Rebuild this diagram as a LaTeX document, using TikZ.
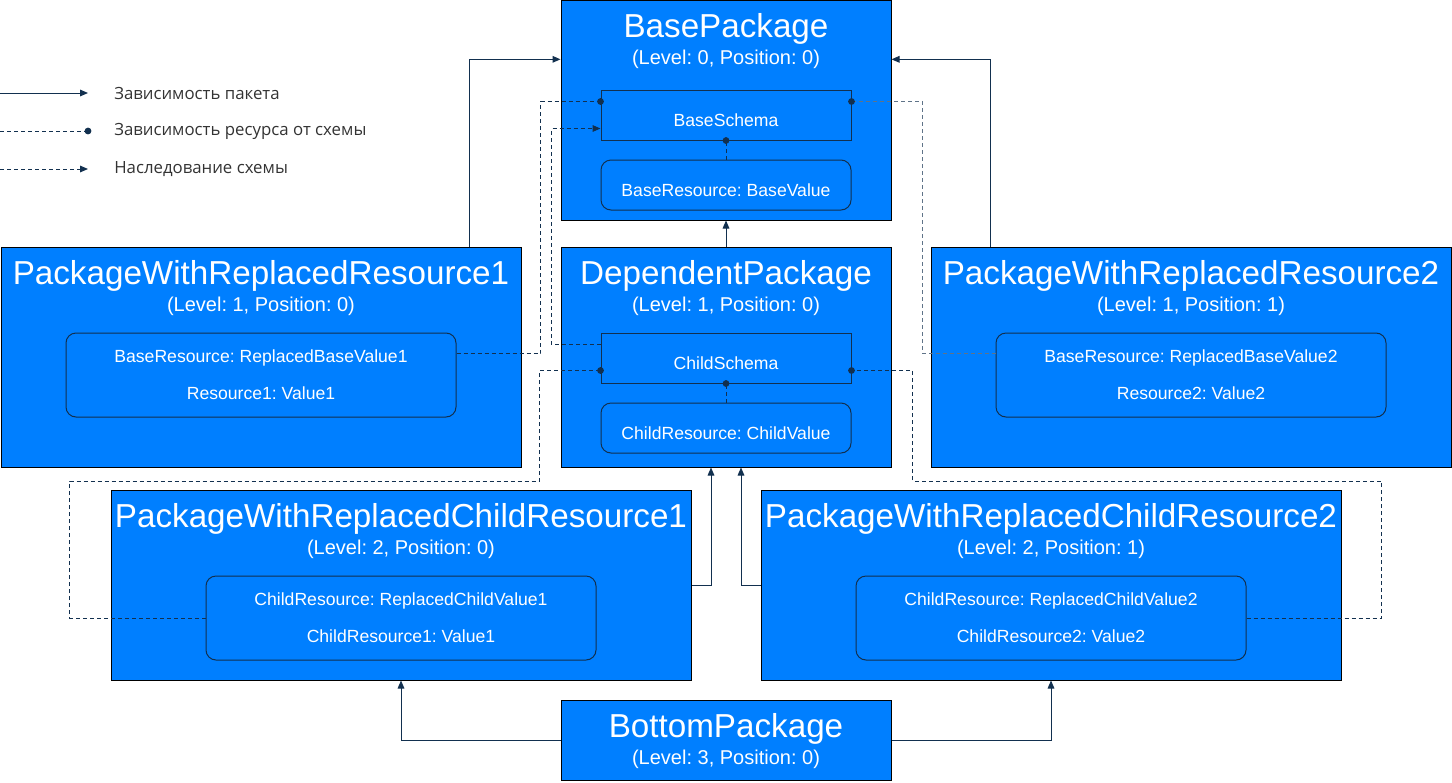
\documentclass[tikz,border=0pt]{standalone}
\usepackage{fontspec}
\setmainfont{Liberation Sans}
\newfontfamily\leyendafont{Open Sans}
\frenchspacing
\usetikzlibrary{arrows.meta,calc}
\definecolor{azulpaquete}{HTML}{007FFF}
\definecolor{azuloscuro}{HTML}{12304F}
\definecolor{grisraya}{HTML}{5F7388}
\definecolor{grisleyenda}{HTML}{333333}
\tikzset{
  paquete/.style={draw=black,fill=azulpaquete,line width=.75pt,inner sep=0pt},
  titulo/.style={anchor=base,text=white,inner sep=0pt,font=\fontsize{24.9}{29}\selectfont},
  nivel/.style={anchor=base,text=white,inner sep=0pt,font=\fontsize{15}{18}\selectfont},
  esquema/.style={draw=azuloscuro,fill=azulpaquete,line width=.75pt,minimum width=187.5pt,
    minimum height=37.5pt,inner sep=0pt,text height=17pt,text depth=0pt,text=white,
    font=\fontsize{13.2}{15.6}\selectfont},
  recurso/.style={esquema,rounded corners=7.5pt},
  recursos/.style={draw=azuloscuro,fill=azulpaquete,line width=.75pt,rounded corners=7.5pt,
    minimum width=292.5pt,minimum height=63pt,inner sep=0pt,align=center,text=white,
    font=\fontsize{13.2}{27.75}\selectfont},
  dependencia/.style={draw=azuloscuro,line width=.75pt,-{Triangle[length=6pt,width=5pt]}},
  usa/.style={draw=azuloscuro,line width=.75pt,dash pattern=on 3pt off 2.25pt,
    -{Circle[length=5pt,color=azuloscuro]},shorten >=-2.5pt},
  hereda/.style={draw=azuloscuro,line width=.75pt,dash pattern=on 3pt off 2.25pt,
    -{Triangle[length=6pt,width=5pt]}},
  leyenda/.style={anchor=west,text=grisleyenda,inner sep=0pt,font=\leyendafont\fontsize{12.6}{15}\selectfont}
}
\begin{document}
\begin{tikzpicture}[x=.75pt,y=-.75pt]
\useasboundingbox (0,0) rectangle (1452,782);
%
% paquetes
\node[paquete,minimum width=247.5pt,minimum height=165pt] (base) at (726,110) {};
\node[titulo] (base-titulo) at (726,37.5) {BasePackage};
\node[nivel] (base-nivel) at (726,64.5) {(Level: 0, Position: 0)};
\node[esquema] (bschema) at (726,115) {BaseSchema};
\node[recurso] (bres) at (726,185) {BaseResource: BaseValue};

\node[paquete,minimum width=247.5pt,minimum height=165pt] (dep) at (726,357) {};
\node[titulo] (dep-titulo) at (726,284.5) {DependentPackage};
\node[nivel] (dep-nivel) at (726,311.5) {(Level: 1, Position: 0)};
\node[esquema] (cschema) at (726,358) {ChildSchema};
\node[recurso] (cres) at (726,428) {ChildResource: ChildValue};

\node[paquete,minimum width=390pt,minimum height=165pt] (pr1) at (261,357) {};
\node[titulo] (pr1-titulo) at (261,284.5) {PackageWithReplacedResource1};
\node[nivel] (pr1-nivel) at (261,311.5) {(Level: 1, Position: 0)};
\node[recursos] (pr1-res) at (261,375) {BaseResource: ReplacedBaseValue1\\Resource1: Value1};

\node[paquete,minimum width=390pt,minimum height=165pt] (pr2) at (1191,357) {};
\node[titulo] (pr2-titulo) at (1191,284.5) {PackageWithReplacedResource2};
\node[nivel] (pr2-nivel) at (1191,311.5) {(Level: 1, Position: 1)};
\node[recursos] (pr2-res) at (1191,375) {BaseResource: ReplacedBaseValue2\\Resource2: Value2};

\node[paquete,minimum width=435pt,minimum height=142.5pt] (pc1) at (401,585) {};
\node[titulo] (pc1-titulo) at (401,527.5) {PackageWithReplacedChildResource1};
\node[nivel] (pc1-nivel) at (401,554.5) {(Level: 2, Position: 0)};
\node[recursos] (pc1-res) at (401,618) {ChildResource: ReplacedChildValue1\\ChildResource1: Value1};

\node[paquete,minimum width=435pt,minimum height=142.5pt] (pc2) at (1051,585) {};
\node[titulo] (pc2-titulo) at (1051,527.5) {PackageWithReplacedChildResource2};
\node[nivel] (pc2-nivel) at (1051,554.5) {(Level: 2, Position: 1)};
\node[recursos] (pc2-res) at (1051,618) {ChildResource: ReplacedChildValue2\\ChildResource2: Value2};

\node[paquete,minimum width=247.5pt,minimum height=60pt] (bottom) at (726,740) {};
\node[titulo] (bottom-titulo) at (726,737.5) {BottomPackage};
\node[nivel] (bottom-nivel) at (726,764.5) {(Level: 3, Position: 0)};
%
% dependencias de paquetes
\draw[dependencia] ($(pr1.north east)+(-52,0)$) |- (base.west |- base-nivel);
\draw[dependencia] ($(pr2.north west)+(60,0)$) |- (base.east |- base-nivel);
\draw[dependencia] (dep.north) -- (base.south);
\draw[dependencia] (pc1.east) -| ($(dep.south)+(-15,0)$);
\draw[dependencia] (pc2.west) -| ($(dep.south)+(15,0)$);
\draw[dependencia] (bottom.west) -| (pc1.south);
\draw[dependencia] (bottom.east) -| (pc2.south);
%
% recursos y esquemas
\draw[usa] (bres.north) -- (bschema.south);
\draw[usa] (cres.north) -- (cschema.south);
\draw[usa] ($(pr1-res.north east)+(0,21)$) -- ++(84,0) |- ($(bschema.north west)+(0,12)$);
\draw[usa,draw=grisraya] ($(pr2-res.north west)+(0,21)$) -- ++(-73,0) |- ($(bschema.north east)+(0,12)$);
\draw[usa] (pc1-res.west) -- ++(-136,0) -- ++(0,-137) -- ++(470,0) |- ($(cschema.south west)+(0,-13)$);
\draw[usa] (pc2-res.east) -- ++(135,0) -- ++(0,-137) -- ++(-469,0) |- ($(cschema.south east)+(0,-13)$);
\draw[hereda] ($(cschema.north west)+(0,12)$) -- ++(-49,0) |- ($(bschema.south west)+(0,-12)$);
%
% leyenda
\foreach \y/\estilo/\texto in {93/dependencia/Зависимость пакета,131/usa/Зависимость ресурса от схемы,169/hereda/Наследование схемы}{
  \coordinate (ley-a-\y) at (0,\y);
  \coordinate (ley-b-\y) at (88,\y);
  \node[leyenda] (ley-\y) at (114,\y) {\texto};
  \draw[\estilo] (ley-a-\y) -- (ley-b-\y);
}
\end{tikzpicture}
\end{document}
************
What the exercise asks: Return each line exactly as written. Any picture gets left out.

Exercise output:
Rebuild this diagram as a LaTeX document, using TikZ.
\documentclass[tikz,border=0pt]{standalone}
\usepackage{fontspec}
\setmainfont{Liberation Sans}
\newfontfamily\leyendafont{Open Sans}
\frenchspacing
\usetikzlibrary{arrows.meta,calc}
\definecolor{azulpaquete}{HTML}{007FFF}
\definecolor{azuloscuro}{HTML}{12304F}
\definecolor{grisraya}{HTML}{5F7388}
\definecolor{grisleyenda}{HTML}{333333}
\tikzset{
  paquete/.style={draw=black,fill=azulpaquete,line width=.75pt,inner sep=0pt},
  titulo/.style={anchor=base,text=white,inner sep=0pt,font=\fontsize{24.9}{29}\selectfont},
  nivel/.style={anchor=base,text=white,inner sep=0pt,font=\fontsize{15}{18}\selectfont},
  esquema/.style={draw=azuloscuro,fill=azulpaquete,line width=.75pt,minimum width=187.5pt,
    minimum height=37.5pt,inner sep=0pt,text height=17pt,text depth=0pt,text=white,
    font=\fontsize{13.2}{15.6}\selectfont},
  recurso/.style={esquema,rounded corners=7.5pt},
  recursos/.style={draw=azuloscuro,fill=azulpaquete,line width=.75pt,rounded corners=7.5pt,
    minimum width=292.5pt,minimum height=63pt,inner sep=0pt,align=center,text=white,
    font=\fontsize{13.2}{27.75}\selectfont},
  dependencia/.style={draw=azuloscuro,line width=.75pt,-{Triangle[length=6pt,width=5pt]}},
  usa/.style={draw=azuloscuro,line width=.75pt,dash pattern=on 3pt off 2.25pt,
    -{Circle[length=5pt,color=azuloscuro]},shorten >=-2.5pt},
  hereda/.style={draw=azuloscuro,line width=.75pt,dash pattern=on 3pt off 2.25pt,
    -{Triangle[length=6pt,width=5pt]}},
  leyenda/.style={anchor=west,text=grisleyenda,inner sep=0pt,font=\leyendafont\fontsize{12.6}{15}\selectfont}
}
\begin{document}
\begin{tikzpicture}[x=.75pt,y=-.75pt]
\useasboundingbox (0,0) rectangle (1452,782);
%
% paquetes
\node[paquete,minimum width=247.5pt,minimum height=165pt] (base) at (726,110) {};
\node[titulo] (base-titulo) at (726,37.5) {BasePackage};
\node[nivel] (base-nivel) at (726,64.5) {(Level: 0, Position: 0)};
\node[esquema] (bschema) at (726,115) {BaseSchema};
\node[recurso] (bres) at (726,185) {BaseResource: BaseValue};

\node[paquete,minimum width=247.5pt,minimum height=165pt] (dep) at (726,357) {};
\node[titulo] (dep-titulo) at (726,284.5) {DependentPackage};
\node[nivel] (dep-nivel) at (726,311.5) {(Level: 1, Position: 0)};
\node[esquema] (cschema) at (726,358) {ChildSchema};
\node[recurso] (cres) at (726,428) {ChildResource: ChildValue};

\node[paquete,minimum width=390pt,minimum height=165pt] (pr1) at (261,357) {};
\node[titulo] (pr1-titulo) at (261,284.5) {PackageWithReplacedResource1};
\node[nivel] (pr1-nivel) at (261,311.5) {(Level: 1, Position: 0)};
\node[recursos] (pr1-res) at (261,375) {BaseResource: ReplacedBaseValue1\\Resource1: Value1};

\node[paquete,minimum width=390pt,minimum height=165pt] (pr2) at (1191,357) {};
\node[titulo] (pr2-titulo) at (1191,284.5) {PackageWithReplacedResource2};
\node[nivel] (pr2-nivel) at (1191,311.5) {(Level: 1, Position: 1)};
\node[recursos] (pr2-res) at (1191,375) {BaseResource: ReplacedBaseValue2\\Resource2: Value2};

\node[paquete,minimum width=435pt,minimum height=142.5pt] (pc1) at (401,585) {};
\node[titulo] (pc1-titulo) at (401,527.5) {PackageWithReplacedChildResource1};
\node[nivel] (pc1-nivel) at (401,554.5) {(Level: 2, Position: 0)};
\node[recursos] (pc1-res) at (401,618) {ChildResource: ReplacedChildValue1\\ChildResource1: Value1};

\node[paquete,minimum width=435pt,minimum height=142.5pt] (pc2) at (1051,585) {};
\node[titulo] (pc2-titulo) at (1051,527.5) {PackageWithReplacedChildResource2};
\node[nivel] (pc2-nivel) at (1051,554.5) {(Level: 2, Position: 1)};
\node[recursos] (pc2-res) at (1051,618) {ChildResource: ReplacedChildValue2\\ChildResource2: Value2};

\node[paquete,minimum width=247.5pt,minimum height=60pt] (bottom) at (726,740) {};
\node[titulo] (bottom-titulo) at (726,737.5) {BottomPackage};
\node[nivel] (bottom-nivel) at (726,764.5) {(Level: 3, Position: 0)};
%
% dependencias de paquetes
\draw[dependencia] ($(pr1.north east)+(-52,0)$) |- (base.west |- base-nivel);
\draw[dependencia] ($(pr2.north west)+(60,0)$) |- (base.east |- base-nivel);
\draw[dependencia] (dep.north) -- (base.south);
\draw[dependencia] (pc1.east) -| ($(dep.south)+(-15,0)$);
\draw[dependencia] (pc2.west) -| ($(dep.south)+(15,0)$);
\draw[dependencia] (bottom.west) -| (pc1.south);
\draw[dependencia] (bottom.east) -| (pc2.south);
%
% recursos y esquemas
\draw[usa] (bres.north) -- (bschema.south);
\draw[usa] (cres.north) -- (cschema.south);
\draw[usa] ($(pr1-res.north east)+(0,21)$) -- ++(84,0) |- ($(bschema.north west)+(0,12)$);
\draw[usa,draw=grisraya] ($(pr2-res.north west)+(0,21)$) -- ++(-73,0) |- ($(bschema.north east)+(0,12)$);
\draw[usa] (pc1-res.west) -- ++(-136,0) -- ++(0,-137) -- ++(470,0) |- ($(cschema.south west)+(0,-13)$);
\draw[usa] (pc2-res.east) -- ++(135,0) -- ++(0,-137) -- ++(-469,0) |- ($(cschema.south east)+(0,-13)$);
\draw[hereda] ($(cschema.north west)+(0,12)$) -- ++(-49,0) |- ($(bschema.south west)+(0,-12)$);
%
% leyenda
\foreach \y/\estilo/\texto in {93/dependencia/Зависимость пакета,131/usa/Зависимость ресурса от схемы,169/hereda/Наследование схемы}{
  \coordinate (ley-a-\y) at (0,\y);
  \coordinate (ley-b-\y) at (88,\y);
  \node[leyenda] (ley-\y) at (114,\y) {\texto};
  \draw[\estilo] (ley-a-\y) -- (ley-b-\y);
}
\end{tikzpicture}
\end{document}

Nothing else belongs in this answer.